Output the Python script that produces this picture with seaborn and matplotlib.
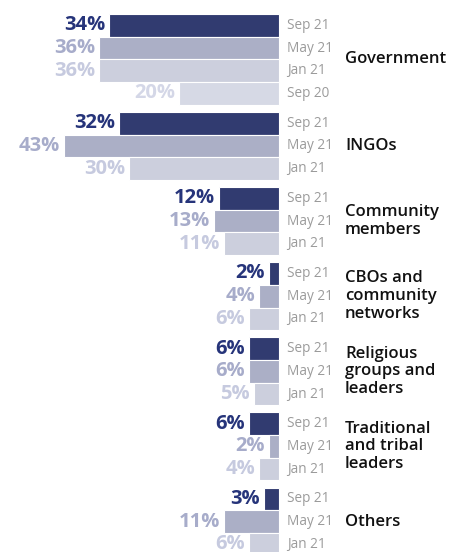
import numpy as np
import pandas as pd
import matplotlib.pyplot as plt
import seaborn as sns

# data
groups = ["Government", "INGOs", "Community\nmembers", "CBOs and\ncommunity\nnetworks",
          "Religious\ngroups and\nleaders", "Traditional\nand tribal\nleaders", "Others"]
rounds = ["Sep 21", "May 21", "Jan 21", "Sep 20"]
sep21 = [34, 32, 12, 2, 6, 6, 3]
may21 = [36, 43, 13, 4, 6, 2, 11]
jan21 = [36, 30, 11, 6, 5, 4, 6]
sep20 = [20, None, None, None, None, None, None]

bar_colors = {"Sep 21": "#26347a", "May 21": "#a7acca", "Jan 21": "#c9cde0", "Sep 20": "#d4d7e7"}
label_colors = {"Sep 21": "#26347a", "May 21": "#a7acca", "Jan 21": "#c6cadf", "Sep 20": "#d4d7e7"}

sns.set_theme(style="white")
plt.rcParams['font.family'] = ['Open Sans', 'DejaVu Sans']

# build long table, one row per bar, with a y position per bar
group_gap = 0.31
rows = []
pos = 0.0
for i, g in enumerate(groups):
    for r, vals in zip(rounds, [sep21, may21, jan21, sep20]):
        if vals[i] is None:
            continue
        rows.append({"group": g, "round": r, "value": vals[i], "ypos": pos})
        pos += 1
    pos += group_gap
df = pd.DataFrame(rows)

fig = plt.figure(figsize=(4.51, 5.52), dpi=100)
ax = fig.add_axes([0, 0, 1, 1])

sns.barplot(data=df, x="value", y="ypos", hue="round", palette=bar_colors,
            orient="h", native_scale=True, dodge=False, width=1,
            edgecolor="white", linewidth=0.8, legend=False, ax=ax)

# value labels and round labels
for _, row in df.iterrows():
    ax.text(row["value"] + 0.8, row["ypos"], f"{row['value']}%", ha="right", va="center",
            fontsize=14.5, fontweight="bold", color=label_colors[row["round"]])
    ax.text(-1.6, row["ypos"], row["round"], ha="left", va="center",
            fontsize=9.8, color="#9b9b9b")

# group names
for g in groups:
    ymid = df.loc[df["group"] == g, "ypos"].mean()
    ax.text(-13.2, ymid, g, ha="left", va="center", fontsize=12,
            fontweight="semibold", color="#111111", linespacing=1.15)

ax.set_xlim(55.8, -34.4)
ax.set_ylim(23.2, -1.117)
ax.axis("off")

plt.savefig("out.png", dpi=100)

===============

Reproduce the full listing above verbatim, with no pictures included.

Output the Python script that produces this picture with seaborn and matplotlib.
import numpy as np
import pandas as pd
import matplotlib.pyplot as plt
import seaborn as sns

# data
groups = ["Government", "INGOs", "Community\nmembers", "CBOs and\ncommunity\nnetworks",
          "Religious\ngroups and\nleaders", "Traditional\nand tribal\nleaders", "Others"]
rounds = ["Sep 21", "May 21", "Jan 21", "Sep 20"]
sep21 = [34, 32, 12, 2, 6, 6, 3]
may21 = [36, 43, 13, 4, 6, 2, 11]
jan21 = [36, 30, 11, 6, 5, 4, 6]
sep20 = [20, None, None, None, None, None, None]

bar_colors = {"Sep 21": "#26347a", "May 21": "#a7acca", "Jan 21": "#c9cde0", "Sep 20": "#d4d7e7"}
label_colors = {"Sep 21": "#26347a", "May 21": "#a7acca", "Jan 21": "#c6cadf", "Sep 20": "#d4d7e7"}

sns.set_theme(style="white")
plt.rcParams['font.family'] = ['Open Sans', 'DejaVu Sans']

# build long table, one row per bar, with a y position per bar
group_gap = 0.31
rows = []
pos = 0.0
for i, g in enumerate(groups):
    for r, vals in zip(rounds, [sep21, may21, jan21, sep20]):
        if vals[i] is None:
            continue
        rows.append({"group": g, "round": r, "value": vals[i], "ypos": pos})
        pos += 1
    pos += group_gap
df = pd.DataFrame(rows)

fig = plt.figure(figsize=(4.51, 5.52), dpi=100)
ax = fig.add_axes([0, 0, 1, 1])

sns.barplot(data=df, x="value", y="ypos", hue="round", palette=bar_colors,
            orient="h", native_scale=True, dodge=False, width=1,
            edgecolor="white", linewidth=0.8, legend=False, ax=ax)

# value labels and round labels
for _, row in df.iterrows():
    ax.text(row["value"] + 0.8, row["ypos"], f"{row['value']}%", ha="right", va="center",
            fontsize=14.5, fontweight="bold", color=label_colors[row["round"]])
    ax.text(-1.6, row["ypos"], row["round"], ha="left", va="center",
            fontsize=9.8, color="#9b9b9b")

# group names
for g in groups:
    ymid = df.loc[df["group"] == g, "ypos"].mean()
    ax.text(-13.2, ymid, g, ha="left", va="center", fontsize=12,
            fontweight="semibold", color="#111111", linespacing=1.15)

ax.set_xlim(55.8, -34.4)
ax.set_ylim(23.2, -1.117)
ax.axis("off")

plt.savefig("out.png", dpi=100)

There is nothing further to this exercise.